In Junichiro Tanizaki’s final novel, which was published just before he died in 1965, the writer posed an almost insoluble question: Is there a link between sexual desire and the impulse to extend one’s physically active existence and live to a ripe old age?
Translated by Howard Hibbett
After 77-year-old Tokusuke Utsugi, a man of refined tastes, succumbs to a stroke, he finds that despite the gradual collapse of his body, his sexual appetites remain sharp. Is this an impediment or a gift? The focus of his resurgent lust and more than a few cranky fantasies on how to gratify it is not his wife or nurse, but rather his daughter-in-law, Satsuko, the type of modern woman that Tanizaki often places in opposition to men whose values belong to a bygone age. A former cabaret artist, Satsuko stands for everything Tokusuke despises. Against his better judgment, however, he allows her to become the object of his humiliating sexual worship. Satsuko, out of boredom and her own frustrations with married life, flirts with Tokusuke on and off and indulges his foot fetish.

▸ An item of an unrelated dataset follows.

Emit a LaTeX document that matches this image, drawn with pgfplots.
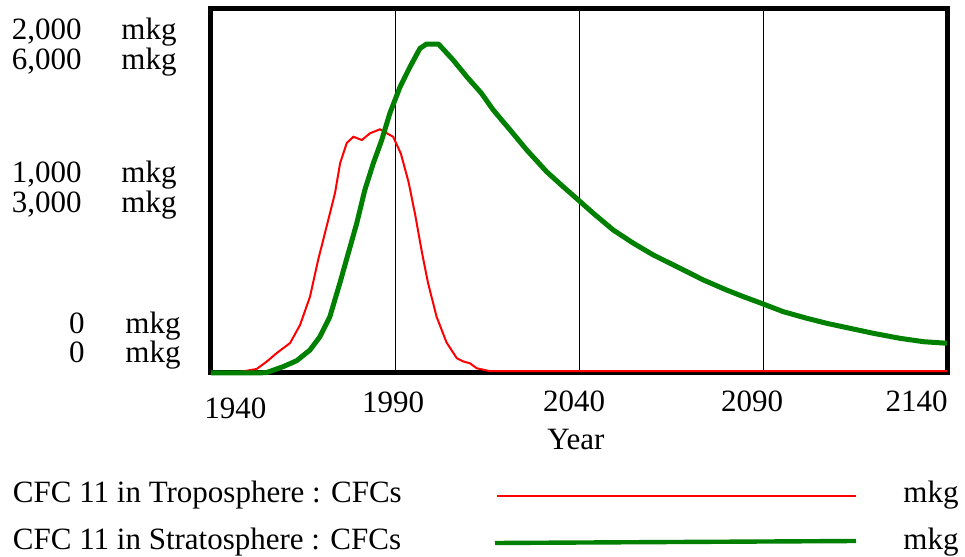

What might be an over-febrile study of a mind warped by frustrated desires and a man railing against impotence, turns out to be a nuanced study into the psychology of old age, one tinged with humor and irony. This short and highly enjoyable novel, which was over before I realized it, ends with Tokusuke poring over rubbings made of Satsuko’s feet, impressions that will be handed to a stonecutter who will carve them onto his tombstone. If his wish is realized, the incisions, carefully measured to match the dimensions recorded in Chinese archives, will resemble the sacred stone footprints of Buddha.